Rekreasi bisa menjadi sumber inspirasi. Inspirasi pada pekerjaan yang menuntut
kreatif.
Iya begitulah, dalam pekerjaan butuh
istirahat. Saya memang orang yang paling tidak setuju dengan istilah kerja,
kerja dan kerja. Hidup tidak hanya untuk bekerja, tetapi butuh istirahat.
Jangankan hanya pekerjaan yang bersifat duniawi, dalam shalat saja yang
bersifat ukhrawi, masih ada istilah istirahah.

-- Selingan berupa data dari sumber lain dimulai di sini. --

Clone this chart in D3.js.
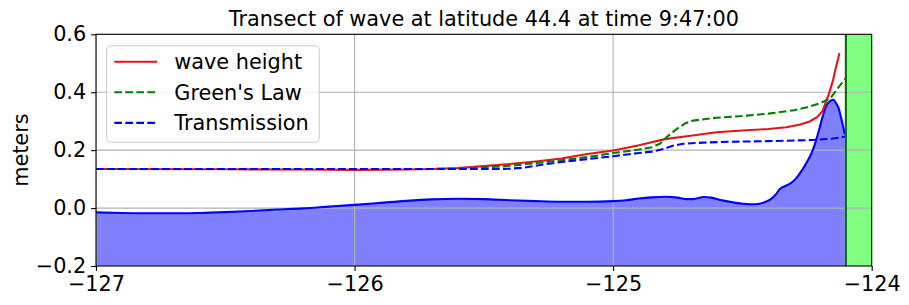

Duduk istirahah adalah duduk setelah selesai sujud dalam shalat dan akan
berdiri lagi.
Ya, semua memang butuh istirahat. Istirahat
bukan berarti tak memiliki optimisme. Optimis bukan identik dengan orang yang
tanpa istirahat bekerja secara terus menerus. Manusia bukan robot. Pada diri
manusia ada pikiran, rasa dan emosi sehingga butuh refreshing. Sama halnya
dengan orang yang akan bepergian. Misalnya, saat akan pergi ke tempat wisata
yang jauh, pergi ke Jakarta dari Madura, pergi ke Kalimantan atau perjalanan lain,
semua butuh istirahat. Tanpa istirahat, pikiran akan menjadi penat dan tentu
saja akan memusingkan kepala.
Suatu ketika, saya pergi ke salah satu lokasi
wisata, di Madura sendiri. Di lokasi itu kadang juga ada lelah jika terlalu
lama. Lalu, saya mendekat ke tempat orang yang sedang berjualan degan plus es
manis. Sehingga, bisa melepaskan dahaga saat panas menyengat, bisa menambah
stamina saat badan sedang lelah.
Selesai minum, sebelum membayar, tanya berapa
harga terlebih dahulu. Waw, harga tiga kali lipat dari harga biasa di tempat
wisata. Sudah di makan, tak bisa ditawar, harus bayar. Mungkin mereka berfikir
bahwa orang yang berwisata banyak uang. Sistem tawar menawar dalam jual beli
tak berlaku. Sebab, barang sudah digunakan dan tak mungkin dikembalikan.
Kasus semacam ini, harga lebih mahal hingga
tiga kali lipat, terjadi di sejumlah lokasi di Indonesia. Baik di tempat wisata,
bus, kapal, pesawat ataupun di terminal. Lebih-lebih di terminal, pusat
kendaraan hingga pusat manusia yang akan bepergian. Semua ada di terminal.
Barang-barang di terminal harganya jauh lebih mahal dibangdingkan dengan lokasi
lain.
Agar tidak kecolongan harga dalam membeli barang,
ada dua tips yang bisa digunakan ketika akan membeli barang saat di terminal.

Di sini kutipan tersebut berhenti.